À la seconde phase de l’âge classique (xe-xiie s.), l’apport indien est complètement assimilé, et les caractéristiques proprement balinaises s’accentuent. Parmi les statues funéraires, citons celle représentant un prince et une princesse debout l’un près de l’autre, image retrouvée au pura Sukawana sur le Gunung Panulisan et portant la date de consécration (1011) ; d’autres sculptures révèlent un certain dynamisme, telle, au pura Kedarman, la belle Durgâ écrasant le démon-buffle. Au xie s. apparaissent des sites rupestres : cavernes excavées ayant servi d’ermitages, à proximité de représentations de sanctuaires sculptées dans la roche, qui sont des sépultures royales. Citons celles du Gunung Kawi et la grotte de Goa Gajah, dont l’entrée figure la bouche béante d’un monstre. Près de cette grotte se trouve une baignade sacrée, où l’eau s’écoule par des statues verseuses.

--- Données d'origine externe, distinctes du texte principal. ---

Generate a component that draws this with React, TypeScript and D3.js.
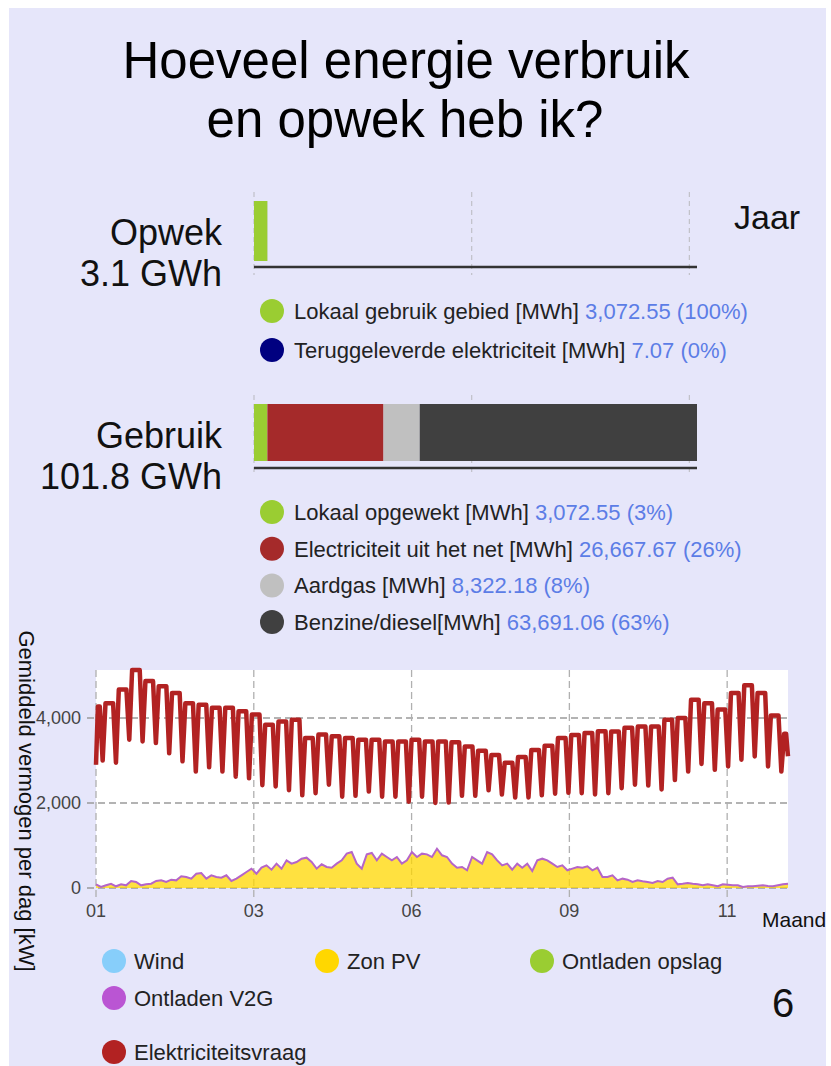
import React from 'react';
import * as d3 from 'd3';

const W = 831;
const H = 1066;
const FONT = 'Liberation Sans, Arial, Helvetica, sans-serif';

// Jaar: opwek en gebruik (MWh)
const opwekLabels = ['Lokaal gebruik gebied [MWh]', 'Teruggeleverde elektriciteit [MWh]'];
const opwekValues = [3072.55, 7.07];
const opwekColors = ['#9ACD32', '#000080'];

const gebruikLabels = [
  'Lokaal opgewekt [MWh]',
  'Electriciteit uit het net [MWh]',
  'Aardgas [MWh]',
  'Benzine/diesel[MWh]',
];
const gebruikValues = [3072.55, 26667.67, 8322.18, 63691.06];
const gebruikColors = ['#9ACD32', '#A52A2A', '#C0C0C0', '#404040'];

// Elektriciteitsvraag per dag [kW]: werkdagen per week en weekenddip per week
const weekdayDemand = [
  4270, 4350, 4670, 5130, 4870, 4750, 4590, 4350, 4310, 4240, 4240, 4160, 4080,
  3840, 3920, 3960, 3530, 3610, 3570, 3530, 3490, 3490, 3450, 3450, 3490, 3450,
  3450, 3430, 3330, 3230, 3130, 2950, 3080, 3250, 3350, 3530, 3600, 3650, 3690,
  3680, 3770, 3800, 3800, 3960, 4000, 4430, 4350, 4200, 4590, 4770, 4590, 4060,
  3630,
];
const weekendDemand = [
  3000, 2950, 3490, 3450, 3410, 3170, 2980, 2740, 2840, 2740, 2620, 2580, 2420,
  2390, 2300, 2180, 2230, 2430, 2150, 2170, 2270, 2150, 2150, 2030, 2150, 2000,
  2010, 2170, 2170, 2300, 2200, 2130, 2130, 2180, 2220, 2240, 2230, 2200, 2230,
  2350, 2430, 2410, 2320, 2540, 2740, 2920, 2780, 2860, 3020, 3095, 2860, 2740,
];
const yearStartDemand = 2900;
const yearEndDemand = 3100;

// Zon PV [kW], gelijk verdeeld over het jaar
const solarPV = [
  86, 24, 63, 100, 40, 86, 63, 165, 141, 63, 86, 100, 165, 180, 141, 196, 180, 275, 260, 220,
  337, 353, 220, 298, 260, 243, 298, 165, 220, 298, 376, 455, 337, 478, 533, 431, 573, 455, 651, 573,
  612, 690, 714, 612, 455, 557, 494, 478, 573, 651, 808, 847, 573, 455, 792, 824, 651, 808, 729, 651,
  729, 573, 651, 847, 729, 808, 792, 729, 925, 769, 729, 573, 478, 494, 416, 729, 651, 573, 847, 792,
  651, 533, 573, 431, 573, 478, 573, 400, 651, 690, 651, 573, 494, 533, 416, 455, 494, 478, 510, 416,
  478, 259, 259, 298, 180, 220, 196, 141, 180, 157, 141, 118, 165, 141, 220, 243, 86, 100, 118, 100,
  86, 63, 86, 63, 40, 86, 78, 63, 63, 24, 40, 40, 55, 63, 47, 40, 63, 86, 100,
];

const yTicks = [0, 2000, 4000];
const monthTickDays = [0, 83, 166, 249, 332];

const chartLegend = [
  { name: 'Wind', color: '#87CEFA' },
  { name: 'Zon PV', color: '#FFD700' },
  { name: 'Ontladen opslag', color: '#9ACD32' },
  { name: 'Ontladen V2G', color: '#BA55D3' },
  { name: 'Elektriciteitsvraag', color: '#B22222' },
];

const VALUE_COLOR = '#5C7DE6';
const TEXT_COLOR = '#222';

const yearStart = new Date(2014, 0, 1);
const dayDate = (d: number) => new Date(yearStart.getTime() + d * 864e5);

// werkdagen vlak, weekend als één dal tussen za en zo
function buildDemand(): [number, number][] {
  const pts: [number, number][] = [[0, yearStartDemand]];
  weekdayDemand.forEach((v, k) => {
    const start = k === 0 ? 1 : 7 * k - 2;
    const end = Math.min(7 * k + 2, 363);
    pts.push([start, v], [end, v]);
    if (k < weekendDemand.length) pts.push([7 * k + 3.5, weekendDemand[k]]);
  });
  pts.push([364, yearEndDemand]);
  return pts;
}

const BarBlock = ({ values, colors, labels, y0, axisY, barH, scale, title, sub, legendY, legendStep }: any) => {
  const total = d3.sum(values as number[]);
  let acc = 0;
  const segs = (values as number[]).map((v, i) => {
    const s = { x0: acc, x1: acc + v, color: colors[i] };
    acc += v;
    return s;
  });
  const fmt = d3.format(',.2f');
  return (
    <g>
      {[0, 50000, 100000].map(t => (
        <line key={t} x1={scale(t)} x2={scale(t)} y1={y0 - 9} y2={axisY + 8}
          stroke="#c0c0c8" strokeDasharray="5,4" strokeWidth={1.2} />
      ))}
      {segs.map((s, i) => (
        <rect key={i} x={scale(s.x0)} y={y0} width={Math.max(0, scale(s.x1) - scale(s.x0))}
          height={barH} fill={s.color} />
      ))}
      <line x1={scale(0)} x2={scale.range()[1]} y1={axisY} y2={axisY} stroke="#333" strokeWidth={2.5} />
      <text x={222} y={y0 + 44} textAnchor="end" fontSize={36} fill="#111">{title}</text>
      <text x={222} y={y0 + 85} textAnchor="end" fontSize={36} fill="#111">{sub}</text>
      {(labels as string[]).map((l, i) => (
        <g key={l} transform={`translate(0, ${legendY + i * legendStep})`}>
          <circle cx={272} cy={0} r={12} fill={colors[i]} />
          <text x={294} y={0} dy="0.36em" fontSize={22} fill={TEXT_COLOR}>
            {l} <tspan fill={VALUE_COLOR}>{fmt(values[i])} ({Math.round((values[i] / total) * 100)}%)</tspan>
          </text>
        </g>
      ))}
    </g>
  );
};

export default function App() {
  const gebruikTotal = d3.sum(gebruikValues);
  const opwekTotal = d3.sum(opwekValues);
  const xBar = d3.scaleLinear().domain([0, gebruikTotal]).range([254, 697]);
  const gwh = d3.format('.1f');

  // lijngrafiek
  const plot = { left: 96, right: 788, top: 670, bottom: 888 };
  const demand = buildDemand();
  const x = d3.scaleTime().domain([yearStart, dayDate(364)]).range([plot.left, plot.right]);
  const y = d3.scaleLinear()
    .domain([0, d3.max(demand, d => d[1]) as number])
    .range([plot.bottom, plot.top]);
  const solarStep = 364 / (solarPV.length - 1);
  const solarPts = solarPV.map((v, i) => [i * solarStep, v] as [number, number]);

  const lineGen = d3.line<[number, number]>()
    .x(d => x(dayDate(d[0])))
    .y(d => y(d[1]));
  const solarArea = d3.area<[number, number]>()
    .x(d => x(dayDate(d[0])))
    .y0(y(0))
    .y1(d => y(d[1]));
  const monthFmt = d3.timeFormat('%m');
  const kFmt = d3.format(',');

  const legendSlots = [
    [114, 961], [327, 961], [542, 961], [114, 998], [114, 1052],
  ];

  return (
    <svg width={W} height={H} style={{ position: 'absolute', left: 0, top: 0 }} fontFamily={FONT}>
      <rect x={0} y={0} width={W} height={H} fill="#fff" />
      <rect x={9} y={8} width={817} height={H - 8} fill="#E6E6FA" />

      <text x={406} y={78} textAnchor="middle" fontSize={51} fill="#000">Hoeveel energie verbruik</text>
      <text x={405} y={137} textAnchor="middle" fontSize={51} fill="#000">en opwek heb ik?</text>
      <text x={734} y={229} fontSize={34} fill="#111">Jaar</text>

      <BarBlock values={opwekValues} colors={opwekColors} labels={opwekLabels}
        y0={201} axisY={267} barH={60} scale={xBar}
        title="Opwek" sub={`${gwh(opwekTotal / 1000)} GWh`} legendY={311} legendStep={39} />
      <BarBlock values={gebruikValues} colors={gebruikColors} labels={gebruikLabels}
        y0={404} axisY={468} barH={57} scale={xBar}
        title="Gebruik" sub={`${gwh(gebruikTotal / 1000)} GWh`} legendY={512} legendStep={36.7} />

      {/* grafiek */}
      <rect x={plot.left} y={plot.top} width={plot.right - plot.left} height={plot.bottom - plot.top} fill="#fff" />
      {yTicks.map(t => (
        <g key={t}>
          <line x1={plot.left - 9} x2={plot.right} y1={y(t)} y2={y(t)}
            stroke="#9a9a9a" strokeDasharray="7,4" strokeWidth={1.3} />
          <text x={81} y={y(t)} dy="0.35em" textAnchor="end" fontSize={18} fill="#444">{kFmt(t)}</text>
        </g>
      ))}
      {monthTickDays.map(d => (
        <g key={d}>
          <line x1={x(dayDate(d))} x2={x(dayDate(d))} y1={plot.top} y2={plot.bottom + 9}
            stroke="#b0b0b0" strokeDasharray="7,4" strokeWidth={1.3} />
          <text x={x(dayDate(d))} y={917} textAnchor="middle" fontSize={18} fill="#444">{monthFmt(dayDate(d))}</text>
        </g>
      ))}
      <path d={solarArea(solarPts) || ''} fill="#FFD700" fillOpacity={0.75} />
      <path d={lineGen(solarPts) || ''} fill="none" stroke="#B565C8" strokeWidth={2} />
      <path d={lineGen(demand) || ''} fill="none" stroke="#B22222" strokeWidth={4.5} strokeLinejoin="round" />

      <text x={762} y={927} fontSize={21} fill="#111">Maand</text>
      <text transform="translate(19, 801) rotate(90)" textAnchor="middle" fontSize={22} fill="#111">
        Gemiddeld vermogen per dag [kW]
      </text>

      {chartLegend.map((l, i) => (
        <g key={l.name} transform={`translate(${legendSlots[i][0]}, ${legendSlots[i][1]})`}>
          <circle cx={0} cy={0} r={12} fill={l.color} />
          <text x={20} y={0} dy="0.36em" fontSize={22} fill={TEXT_COLOR}>{l.name}</text>
        </g>
      ))}

      <text x={783} y={1017} textAnchor="middle" fontSize={40} fill="#111">6</text>
    </svg>
  );
}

Dans la dernière phase (xiiie-xve s.), la statuaire est de plus en plus réaliste, l’ornementation exagérée et foisonnante. Une œuvre célèbre est la cuve à eau lustrale du pura Puser ing Djagat, à Pejeng, ornée à l’extérieur d’une représentation très animée d’un mythe indo-balinais. À cette période appartiennent peut-être les beaux bas-reliefs rupestres de Yeh Pulu, représentant le cadre de la vie quotidienne. Pour l’architecture, avec des fragments de sanctuaires disparus et des sépultures sculptées dans la roche, il faut noter des réductions de sanctuaires en ronde bosse, dont la toiture élevée porte des ornements de corniche en pendentifs spécifiquement balinais.